The shadow of loot boxes hung heavy over the Electronic Arts press conference this afternoon, and the publisher's chief exec attempted to reassure gamers (once again) that it has learned its lesson.
The controversy surrounding the monetisation of randomised item drops in Star Wars Battlefront II has been well documented, with design director Dennis Bršanvall reiterating that "clearly we got it wrong" before he detailed new content heading to the shooter this summer.
Similarly, the developers of both Anthem and Battlefield V had to clearly state their games do not feature loot boxes or random items - although they will both, of course, feature microtransactions for cosmetics and customisation options.
Before the in-depth preview of Anthem, CEO Andrew Wilson attempted to revive some goodwill for the publisher by assuring players that Electronic Arts is doing its best to move past the recent fiasco.

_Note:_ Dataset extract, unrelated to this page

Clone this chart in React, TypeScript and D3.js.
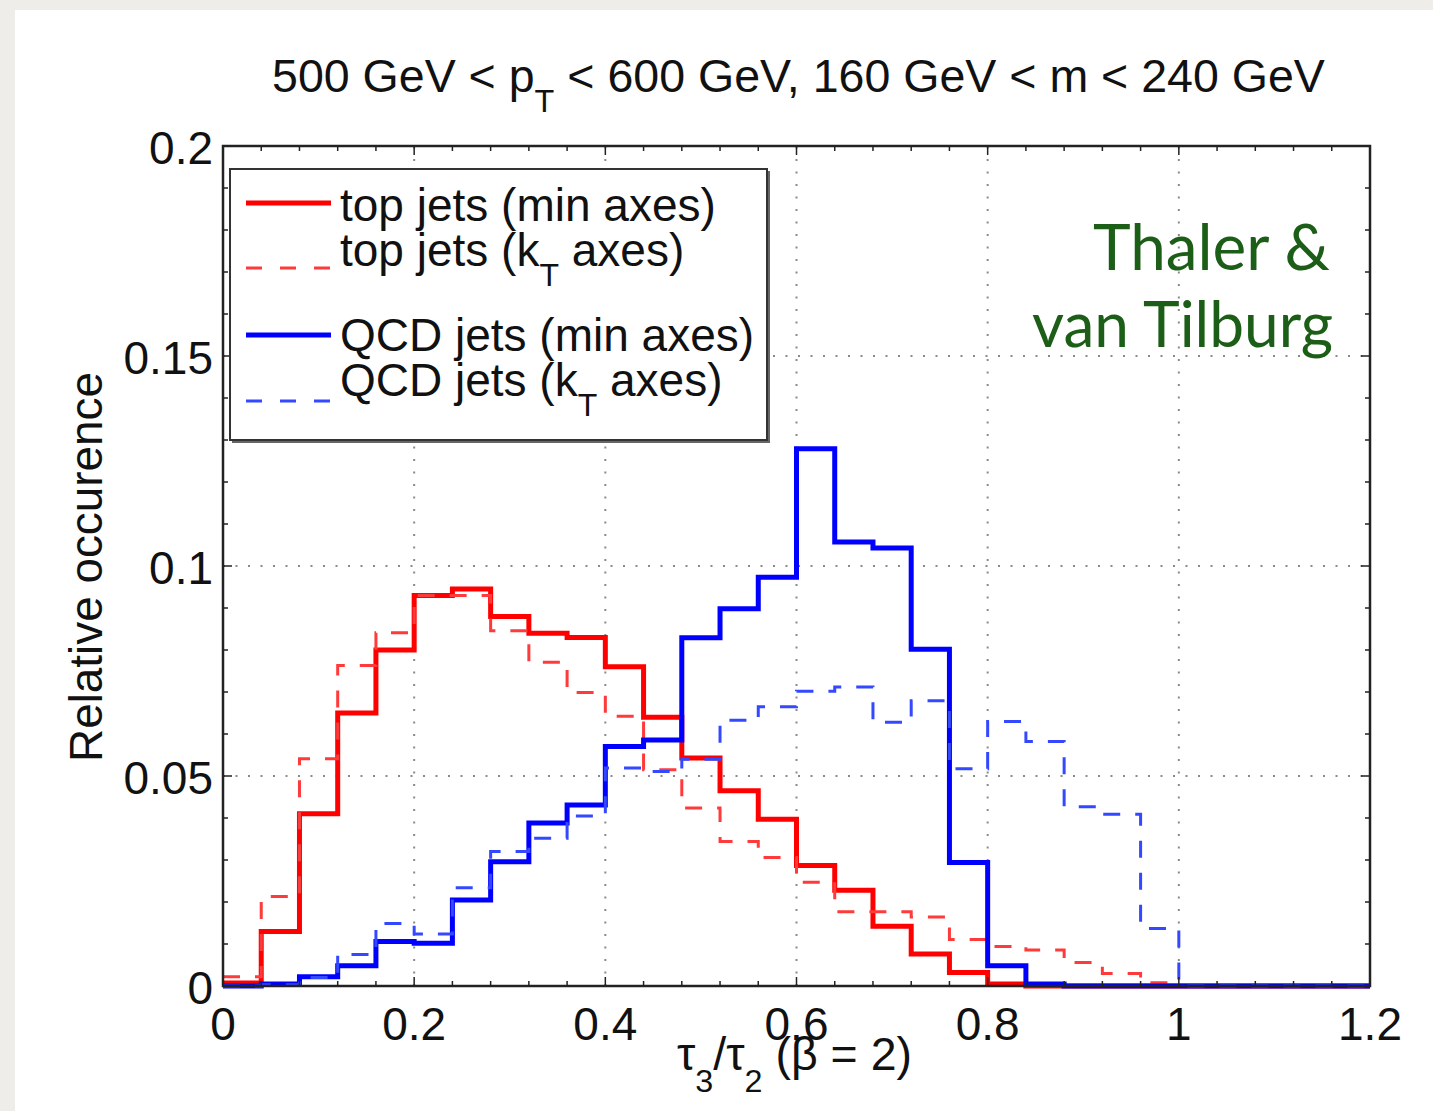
import React, { useLayoutEffect, useRef, useState } from "react";
import * as d3 from "d3";

// Histogram bins: 30 bins of width 0.04 covering tau3/tau2 from 0 to 1.2
const BIN_WIDTH = 0.04;

const topMinAxes = [
  0.0007, 0.013, 0.041, 0.065, 0.080, 0.093, 0.0945, 0.088, 0.084, 0.083,
  0.076, 0.064, 0.0543, 0.0465, 0.0397, 0.0287, 0.0228, 0.0142, 0.0076, 0.0032,
  0.0005, 0, 0, 0, 0, 0, 0, 0, 0, 0,
];
const topKtAxes = [
  0.0022, 0.0213, 0.0541, 0.0763, 0.0841, 0.093, 0.093, 0.0846, 0.0771, 0.0699,
  0.0642, 0.0515, 0.0424, 0.0344, 0.0306, 0.0247, 0.0177, 0.0177, 0.0164, 0.0111,
  0.0094, 0.0086, 0.0056, 0.003, 0.0008, 0, 0, 0, 0, 0,
];
const qcdMinAxes = [
  0, 0.0005, 0.0022, 0.0048, 0.0106, 0.0102, 0.0205, 0.0296, 0.0388, 0.0431,
  0.057, 0.0586, 0.0829, 0.0898, 0.0973, 0.1279, 0.1057, 0.1043, 0.0802, 0.0294,
  0.0048, 0.0005, 0, 0, 0, 0, 0, 0, 0, 0,
];
const qcdKtAxes = [
  0, 0.0003, 0.002, 0.0075, 0.0149, 0.0124, 0.0234, 0.032, 0.0352, 0.0405,
  0.0519, 0.0511, 0.054, 0.0633, 0.0665, 0.0702, 0.0712, 0.0628, 0.0679, 0.0517,
  0.063, 0.0582, 0.0427, 0.0409, 0.0137, 0, 0, 0, 0, 0,
];

const xTicks = [0, 0.2, 0.4, 0.6, 0.8, 1, 1.2];
const xTickLabels = ["0", "0.2", "0.4", "0.6", "0.8", "1", "1.2"];
const yTicks = [0, 0.05, 0.1, 0.15, 0.2];
const yTickLabels = ["0", "0.05", "0.1", "0.15", "0.2"];

const legendLabels = ["top jets (min axes)", "top jets (k", "QCD jets (min axes)", "QCD jets (k"];

const W = 1433;
const H = 1111;
const plot = { left: 223, right: 1370, top: 146, bottom: 986 };
const FONT = "'Liberation Sans', Arial, Helvetica, sans-serif";

const x = d3.scaleLinear().domain([0, 1.2]).range([plot.left, plot.right]);
const y = d3.scaleLinear().domain([0, 0.2]).range([plot.bottom, plot.top]);

const stepLine = d3
  .line<[number, number]>()
  .x((d) => x(d[0]))
  .y((d) => y(d[1]))
  .curve(d3.curveStepAfter);

function histPath(values: number[]): string {
  const pts: [number, number][] = values.map((v, i) => [i * BIN_WIDTH, v]);
  pts.push([values.length * BIN_WIDTH, values[values.length - 1]]);
  return stepLine(pts) || "";
}

type FitProps = {
  x: number;
  y: number;
  width: number;
  anchor?: "start" | "middle" | "end";
  rotate?: number;
  style?: React.CSSProperties;
  children: React.ReactNode;
};

// Text that is stretched horizontally to occupy a given width
function FitText({ x: tx, y: ty, width, anchor = "start", rotate = 0, style, children }: FitProps) {
  const ref = useRef<SVGTextElement>(null);
  const [sx, setSx] = useState(1);
  useLayoutEffect(() => {
    const el = ref.current;
    if (!el) return;
    const w = el.getComputedTextLength();
    if (w > 0) setSx(width / w);
  }, [width]);
  return (
    <g transform={`translate(${tx},${ty}) rotate(${rotate}) scale(${sx},1)`}>
      <text ref={ref} x={0} y={0} textAnchor={anchor} style={style}>
        {children}
      </text>
    </g>
  );
}

const series = [
  { values: topMinAxes, color: "#ff0000", width: 5, dash: undefined as string | undefined },
  { values: topKtAxes, color: "#ff3a3a", width: 3, dash: "17,15" },
  { values: qcdMinAxes, color: "#0000ff", width: 5, dash: undefined as string | undefined },
  { values: qcdKtAxes, color: "#3348ff", width: 3, dash: "17,15" },
];

export default function App() {
  const minorX = d3.range(0, 31).map((i) => i * 0.04);
  const minorY = d3.range(0, 21).map((i) => i * 0.01);
  const gridX = xTicks.slice(1, -1);
  const gridY = yTicks.slice(1, -1);
  const textStyle: React.CSSProperties = { fontFamily: FONT, fontSize: 46, fill: "#111" };
  const subStyle: React.CSSProperties = { fontSize: 32 };

  const legendRows = [
    { y: 203, base: 221, s: series[0] },
    { y: 268, base: 266, s: series[1] },
    { y: 335, base: 351, s: series[2] },
    { y: 401, base: 396, s: series[3] },
  ];

  return (
    <svg
      width={W}
      height={H}
      viewBox={`0 0 ${W} ${H}`}
      style={{ position: "absolute", left: 0, top: 0, display: "block" }}
    >
      <rect x={0} y={0} width={W} height={H} fill="#efede9" />
      <rect x={15} y={10} width={W - 15} height={H - 10} fill="#ffffff" />

      {/* grid */}
      <g stroke="#8a8a8a" strokeWidth={2} strokeDasharray="2,10.5">
        {gridX.map((v) => (
          <line key={`gx${v}`} x1={x(v)} x2={x(v)} y1={plot.bottom} y2={plot.top} />
        ))}
        {gridY.map((v) => (
          <line key={`gy${v}`} x1={plot.left} x2={plot.right} y1={y(v)} y2={y(v)} />
        ))}
      </g>

      {/* histograms */}
      {series.map((s, i) => (
        <path
          key={i}
          d={histPath(s.values)}
          fill="none"
          stroke={s.color}
          strokeWidth={s.width}
          strokeDasharray={s.dash}
          strokeLinejoin="miter"
        />
      ))}

      {/* axes box and inward ticks */}
      <g stroke="#222" strokeWidth={1.5}>
        {minorX.map((v, i) => {
          const len = i % 5 === 0 ? 9 : 5;
          return (
            <g key={`tx${i}`}>
              <line x1={x(v)} x2={x(v)} y1={plot.bottom} y2={plot.bottom - len} />
              <line x1={x(v)} x2={x(v)} y1={plot.top} y2={plot.top + len} />
            </g>
          );
        })}
        {minorY.map((v, i) => {
          const len = i % 5 === 0 ? 9 : 5;
          return (
            <g key={`ty${i}`}>
              <line x1={plot.left} x2={plot.left + len} y1={y(v)} y2={y(v)} />
              <line x1={plot.right} x2={plot.right - len} y1={y(v)} y2={y(v)} />
            </g>
          );
        })}
      </g>
      <rect
        x={plot.left}
        y={plot.top}
        width={plot.right - plot.left}
        height={plot.bottom - plot.top}
        fill="none"
        stroke="#222"
        strokeWidth={2.5}
      />

      {/* tick labels */}
      {xTicks.map((v, i) => (
        <text key={`xl${i}`} x={x(v)} y={1040} textAnchor="middle" style={textStyle}>
          {xTickLabels[i]}
        </text>
      ))}
      {yTicks.map((v, i) => (
        <text key={`yl${i}`} x={213} y={y(v) + 18} textAnchor="end" style={textStyle}>
          {yTickLabels[i]}
        </text>
      ))}

      {/* legend */}
      <rect x={232} y={171} width={538} height={272} fill="#666" />
      <rect x={230} y={169} width={537} height={271} fill="#fff" stroke="#333" strokeWidth={2} />
      {legendRows.map((r, i) => (
        <g key={`lg${i}`}>
          <line
            x1={246}
            x2={331}
            y1={r.y}
            y2={r.y}
            stroke={r.s.color}
            strokeWidth={r.s.width}
            strokeDasharray={r.s.dash ? "16,18" : undefined}
          />
          <text x={340} y={r.base} style={textStyle}>
            {legendLabels[i]}
            {i % 2 === 1 && (
              <>
                <tspan dy={20} style={subStyle}>T</tspan>
                <tspan dy={-20}> axes)</tspan>
              </>
            )}
          </text>
        </g>
      ))}

      {/* title */}
      <FitText x={272} y={92} width={1053} style={textStyle}>
        500 GeV &lt; p
        <tspan dy={20} style={subStyle}>T</tspan>
        <tspan dy={-20}> &lt; 600 GeV, 160 GeV &lt; m &lt; 240 GeV</tspan>
      </FitText>

      {/* axis labels */}
      <FitText x={102} y={567} width={390} anchor="middle" rotate={-90} style={textStyle}>
        Relative occurence
      </FitText>
      <FitText x={677} y={1070} width={235} style={textStyle}>
        τ<tspan dy={22} style={subStyle}>3</tspan>
        <tspan dy={-22}>/τ</tspan>
        <tspan dy={22} style={subStyle}>2</tspan>
        <tspan dy={-22}> (β = 2)</tspan>
      </FitText>

      {/* attribution */}
      <FitText
        x={1330}
        y={270}
        width={237}
        anchor="end"
        style={{ fontFamily: "Lato, 'Noto Sans', sans-serif", fontSize: 64, fill: "#1c5e17" }}
      >
        Thaler &amp;
      </FitText>
      <FitText
        x={1333}
        y={347}
        width={301}
        anchor="end"
        style={{ fontFamily: "Lato, 'Noto Sans', sans-serif", fontSize: 64, fill: "#1c5e17" }}
      >
        van Tilburg
      </FitText>
    </svg>
  );
}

"We are always trying to learn and listen, and strive to be better," he said. "As you look at the ten experiences today, and as you play our games, there's some things we hope come through.
"First, that at the very core is choice. That you as players get to choose how you play, what you play, when you play and what devices you play on. That in making those choices you feel you are treated fairly, that no one is given an unfair advantage or disadvantage for how they choose to play.

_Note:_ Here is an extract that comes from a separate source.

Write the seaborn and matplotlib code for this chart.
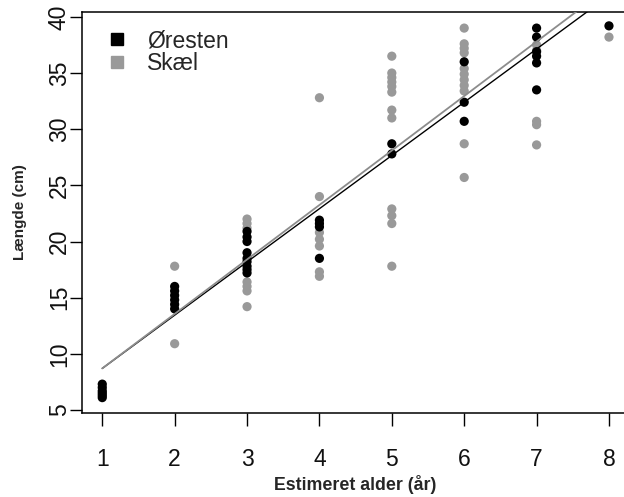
import numpy as np
import pandas as pd
import seaborn as sns
import matplotlib.pyplot as plt
from matplotlib.lines import Line2D

plt.switch_backend('Agg')

# Øresten (otolith) readings: estimated age (years) and length (cm)
oresten_alder = [1, 1, 1, 1, 1, 1,
                 2, 2, 2, 2, 2, 2,
                 3, 3, 3, 3, 3, 3, 3, 3, 3,
                 4, 4, 4, 4,
                 5, 5,
                 6, 6, 6,
                 7, 7, 7, 7, 7, 7,
                 8]
oresten_laengde = [7.3, 7.0, 6.7, 6.5, 6.3, 6.1,
                   16.0, 15.6, 15.2, 14.8, 14.4, 14.0,
                   20.9, 20.4, 20.0, 19.0, 18.5, 18.2, 17.8, 17.5, 17.2,
                   21.9, 21.6, 21.3, 18.5,
                   28.7, 27.8,
                   36.0, 32.4, 30.7,
                   39.0, 38.2, 36.9, 36.5, 35.9, 33.5,
                   39.2]

# scale (skæl) readings
skael_alder = [2, 2,
               3, 3, 3, 3, 3, 3, 3,
               4, 4, 4, 4, 4, 4, 4,
               5, 5, 5, 5, 5, 5, 5, 5, 5, 5, 5, 5,
               6, 6, 6, 6, 6, 6, 6, 6, 6, 6, 6,
               7, 7, 7, 7, 7,
               8]
skael_laengde = [17.8, 10.9,
                 22.0, 21.6, 21.2, 16.4, 16.0, 15.6, 14.2,
                 32.8, 24.0, 20.8, 20.2, 19.6, 17.3, 16.9,
                 36.5, 35.0, 34.6, 34.2, 33.8, 33.3, 31.7, 31.0, 22.9, 22.3, 21.6, 17.8,
                 39.0, 37.6, 37.2, 36.8, 35.4, 34.9, 34.4, 33.9, 33.4, 28.7, 25.7,
                 37.5, 37.0, 30.7, 30.4, 28.6,
                 38.2]

# fitted lines (intercept, slope)
oresten_fit = (3.96, 4.74)
skael_fit = (3.85, 4.85)
fit_range = [1, 8]

labels = ["Øresten", "Skæl"]
colors = {"Øresten": "#000000", "Skæl": "#999999"}

df = pd.concat([
    pd.DataFrame({"alder": skael_alder, "laengde": skael_laengde, "metode": "Skæl"}),
    pd.DataFrame({"alder": oresten_alder, "laengde": oresten_laengde, "metode": "Øresten"}),
], ignore_index=True)

sns.set_style("white")
plt.rcParams["font.family"] = ["Liberation Sans", "DejaVu Sans"]

fig = plt.figure(figsize=(6.24, 4.97), dpi=100)
ax = fig.add_axes([0.1314, 0.169, 0.877, 0.807])

sns.scatterplot(data=df, x="alder", y="laengde", hue="metode", palette=colors,
                s=44, linewidth=0, legend=False, ax=ax, zorder=2)

xs = np.array(fit_range)
ax.plot(xs, oresten_fit[0] + oresten_fit[1] * xs, color="#000000", lw=1.0, zorder=3)
ax.plot(xs, skael_fit[0] + skael_fit[1] * xs, color="#8c8c8c", lw=1.3, zorder=4)

ax.set_xlim(0.72, 8.28)
ax.set_ylim(4.73, 40.44)
ax.set_xticks(range(1, 9))
ax.set_yticks(range(5, 41, 5))

for s in ax.spines.values():
    s.set_color("#000000")
    s.set_linewidth(1.1)

ax.tick_params(axis="both", direction="out", length=9, width=1.0, color="#000000",
               labelsize=16.5, labelcolor="#111111", bottom=True, left=True)
ax.tick_params(axis="x", pad=16)
ax.tick_params(axis="y", pad=-1, labelrotation=90)
for lab in ax.get_yticklabels():
    lab.set_va("center")

ax.set_xlabel("Estimeret alder (år)", fontsize=12.8, fontweight="bold", labelpad=3)
ax.set_ylabel("Længde (cm)", fontsize=11, fontweight="bold", labelpad=15)

handles = [Line2D([], [], marker="s", linestyle="", markersize=9,
                  markerfacecolor=colors[m], markeredgecolor=colors[m]) for m in labels]
ax.legend(handles, labels, loc="upper left", bbox_to_anchor=(0.006, 1.008),
          frameon=False, fontsize=16.5, handlelength=1.0, handletextpad=0.8,
          labelspacing=0.0, borderpad=0.4)

fig.savefig("out.png", dpi=100)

"That for every moment you invest - we know you put so much of your life into the games we make - and that for every moment you invest, you feel like you are rewarded and given value for that investment. And most importantly that the games are fun, that we move past the grind and that these are experiences that truly enhance your lives.

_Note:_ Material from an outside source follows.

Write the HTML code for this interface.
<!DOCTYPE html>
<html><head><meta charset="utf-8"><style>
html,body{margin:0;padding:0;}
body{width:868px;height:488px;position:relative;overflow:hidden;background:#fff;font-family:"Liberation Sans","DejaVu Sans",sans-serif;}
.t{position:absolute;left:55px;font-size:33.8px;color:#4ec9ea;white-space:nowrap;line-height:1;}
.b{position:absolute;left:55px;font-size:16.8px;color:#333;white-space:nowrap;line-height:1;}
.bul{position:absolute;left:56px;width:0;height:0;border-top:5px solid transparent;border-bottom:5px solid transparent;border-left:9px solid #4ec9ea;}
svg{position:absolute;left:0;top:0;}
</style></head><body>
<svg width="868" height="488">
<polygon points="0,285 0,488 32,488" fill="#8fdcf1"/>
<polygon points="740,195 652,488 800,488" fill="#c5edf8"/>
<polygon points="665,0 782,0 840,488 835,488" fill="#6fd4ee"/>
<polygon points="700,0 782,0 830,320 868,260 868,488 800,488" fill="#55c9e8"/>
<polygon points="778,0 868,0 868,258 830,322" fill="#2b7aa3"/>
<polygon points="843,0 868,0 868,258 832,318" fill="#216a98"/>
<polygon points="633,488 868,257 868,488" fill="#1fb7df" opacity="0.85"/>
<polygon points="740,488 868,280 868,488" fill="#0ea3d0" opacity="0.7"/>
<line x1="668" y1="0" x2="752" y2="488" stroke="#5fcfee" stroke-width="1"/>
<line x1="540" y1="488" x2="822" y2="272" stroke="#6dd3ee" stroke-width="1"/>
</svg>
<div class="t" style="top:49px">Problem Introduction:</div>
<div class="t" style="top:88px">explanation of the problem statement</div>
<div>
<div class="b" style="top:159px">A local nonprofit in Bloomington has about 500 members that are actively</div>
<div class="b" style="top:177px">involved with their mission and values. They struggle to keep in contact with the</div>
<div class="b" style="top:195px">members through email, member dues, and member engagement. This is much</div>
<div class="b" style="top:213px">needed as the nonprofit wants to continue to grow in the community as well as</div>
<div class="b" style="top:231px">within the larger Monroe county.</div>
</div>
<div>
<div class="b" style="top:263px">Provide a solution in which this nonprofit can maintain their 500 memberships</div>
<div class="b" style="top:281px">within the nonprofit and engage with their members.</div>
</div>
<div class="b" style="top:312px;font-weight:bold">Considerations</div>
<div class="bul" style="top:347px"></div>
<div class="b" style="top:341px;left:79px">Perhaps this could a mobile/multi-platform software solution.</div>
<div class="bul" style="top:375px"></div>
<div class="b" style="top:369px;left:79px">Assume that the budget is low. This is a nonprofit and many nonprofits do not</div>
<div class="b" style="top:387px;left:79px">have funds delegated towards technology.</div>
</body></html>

"As we think through all that we try to do, know that we want to be better and we want to make great games."
The most obvious thing to pull out is the emphasis on 'unfair advantages', which the monetisation system seen in Battlefront II's beta version would have most definitely provided.
EA DICE has since overhauled the progression system completely to ensure any loot box items are purely cosmetic, but there's still an air of distrust among gamers when it comes to the publisher's plans to monetise its titles.
Wilson's speech led into a recap of the publisher's recent charity drive Play To Give, in which players compete in in-game challenges and EA promises to donate to various organisations based on their accomplishments.
This year, the publisher split $1 million between three charities: the United Nations' gender equality project HeForShe, Pacer's National Bullying Prevention Center and anti-bullying campaign Ditch The Label.
Wilson said the three charities "share our vision for a more inclusive world, where equality and representation are not something we strive for but are the standard."